I have been preaching for 22 years, and I’ve tried every kind of notes in the pulpit. From the back of napkins to printed PowerPoint slides; from 4,000 word manuscripts to a one-page outline. I’ve tried them all on for size and found the best solution for me is a detailed outline form. My outlines are between 600 to 800 words, bulleted with detailed hierarchy, 1.75 spaced, and only fill one page. I only recently went back to this way of preparing my pulpit notes after six years of manuscripting.

How Does a Preacher Decide Which Type of Sermon Outline to Use?

Start by thinking through your unique make-up outside of the pulpit. Are you quick on your feet? If someone asked you to take a passage and give a devotional thought without notice, could you do it? Do you find that you can organize your thoughts well in a personal conversation? Do you think in chunks of content that can be easily explained? Or, are you more of a processor? Do you need time to think about something before speaking clearly? Do you need help making complete sentences that are easy for the listener to make sense of?

I believe the way you communicate outside the pulpit can give a clue as to how you can best communicate in the pulpit. If you need to have everything really thought through before you speak, then maybe a manuscript is best. If having fluidity in your mind allows you to speak more clearly and passionately, then you should outline. Sometimes this changes by the seasons in your life.

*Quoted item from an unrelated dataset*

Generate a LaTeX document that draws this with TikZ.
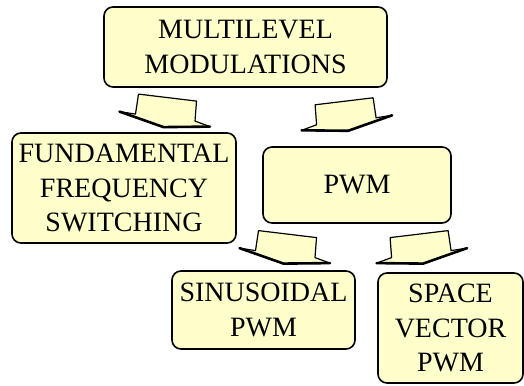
\documentclass[tikz,border=0pt]{standalone}
\usepackage{fontspec}
\setmainfont{Liberation Serif}
\usetikzlibrary{calc}
\definecolor{boxfill}{HTML}{FFFFCC}
\tikzset{
 modbox/.style={draw, line width=1.6pt, rounded corners=9pt, fill=boxfill,
  align=center, inner sep=0pt, font=\fontsize{28}{34.5}\selectfont},
 arrowbody/.style={draw, line width=1.2pt, fill=boxfill, line join=round},
 arrowedge/.style={line width=2.6pt, line join=round, line cap=round}
}
\newcommand{\blockarrow}[2]{% sidro, zrcaljenje (1 ali -1)
\begin{scope}[shift={(#1)},xscale=#2]
\filldraw[arrowbody] (-29,-3.5)--(29,3.5)--(27.5,23.5)--(42.5,29)--(-4,29.5)--(-48,14)--(-32,16.5)--cycle;
\draw[arrowedge] (42.5,29)--(-4,29.5)--(-48,14);
\end{scope}
}
\begin{document}
\begin{tikzpicture}[x=1pt,y=-1pt]
			\useasboundingbox (0,0) rectangle (524,385);

			\node[modbox, minimum width=283pt, minimum height=80pt] (multi) at (245.5,47) {MULTILEVEL\\MODULATIONS};
			\node[modbox, minimum width=224pt, minimum height=110pt] (fund) at (124,188) {FUNDAMENTAL\\FREQUENCY\\SWITCHING};
			\node[modbox, minimum width=188pt, minimum height=76pt] (pwm) at (357,185) {PWM};
			\node[modbox, minimum width=183pt, minimum height=78pt] (sin) at (263.5,310) {SINUSOIDAL\\PWM};
			\node[modbox, minimum width=145pt, minimum height=110pt] (svm) at (450.5,328) {SPACE\\VECTOR\\PWM};

			% puscice med skatlami
			\coordinate (a1) at ($(multi.south west)+(64.3,9.8)$);
			\coordinate (a2) at ($(multi.south east)+(-43.7,13.5)$);
			\coordinate (a3) at ($(pwm.south west)+(25.3,10.3)$);
			\coordinate (a4) at ($(pwm.south east)+(-32.7,10.3)$);
			\blockarrow{a1}{1}
			\blockarrow{a2}{-1}
			\blockarrow{a3}{1}
			\blockarrow{a4}{-1}
\end{tikzpicture}
\end{document}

For example, I had to manuscript my sermon for six years as I was leading Grace Chapel through revitalization. I needed to know all the words and transitions were thought through because I had so many other things I was managing in addition to my sermon on Sunday. I needed to know all the words of the sermon were locked in. As our church has become  healthier, and I’ve been able to primarily focus on preaching on Sunday morning, I teach off of an outline, and that is perfectly fine.

The goal is to allow your unique voice to be used by God as you preach His Word to His people. Your uniqueness is your “Ethos,” as Aristotle called it. It is “the personal character of the speaker as projected in the speech: the orator should seem trustworthy.” If you have any sense of being inauthentic, untrue to God, others, or yourself, people will smell that out quickly. God has chosen to use your quirks and qualities to communicate; He doesn’t need to— he could convey His truth in a much more standardized way. Yet, he chose to allow your unique makeup to be a part of the delivery process.

When choosing which kind of notes to take to the pulpit, you must choose that which allows you to be yourself — yet always be true to the text. At this stage in my preaching, I am much more myself and true to the text if I do not labor over a manuscript. Rather, I fill one page of an outline (to the brim!) and write all over my ESV double-spaced Inductive Edition. This was not the case for six years of my ministry, but it is now.

My current template is as follows:

  • One page, landscape
  • Two columns, no line, 0.25 space between
  • Margins of 0.3 all the way around
  • Lato Font, size 11 (my favorite!)
  • 1.75 line spacing

If I have any endnotes or “Appendix” items, those will be on the second page. Otherwise, everything has to fit on that one page. Here is my blank template in Word. If you would like to see a completed sermon outline that I take to the pulpit, you can do so here.

This May Take Time to Figure Out

There is not a Bible verse that specifically tells us how to do this— if there was, I would have quoted it. This is purely a preacher’s wisdom issue. You can choose the best setup for your pulpit notes, but be aware that it may take several times of trying different formats. I encourage you to try something three or four times before you ditch it.

Now for the most important part: No one cares how pretty your notes are or how well you formatted your work. All they care is that you show them Christ through the text you are preaching and the unique perspective that you bring. Do not ever let your notes get in the way of the text doing the deeper work on your heart. If you allow the passage to pierce your heart, it will be a mighty sword in the pulpit.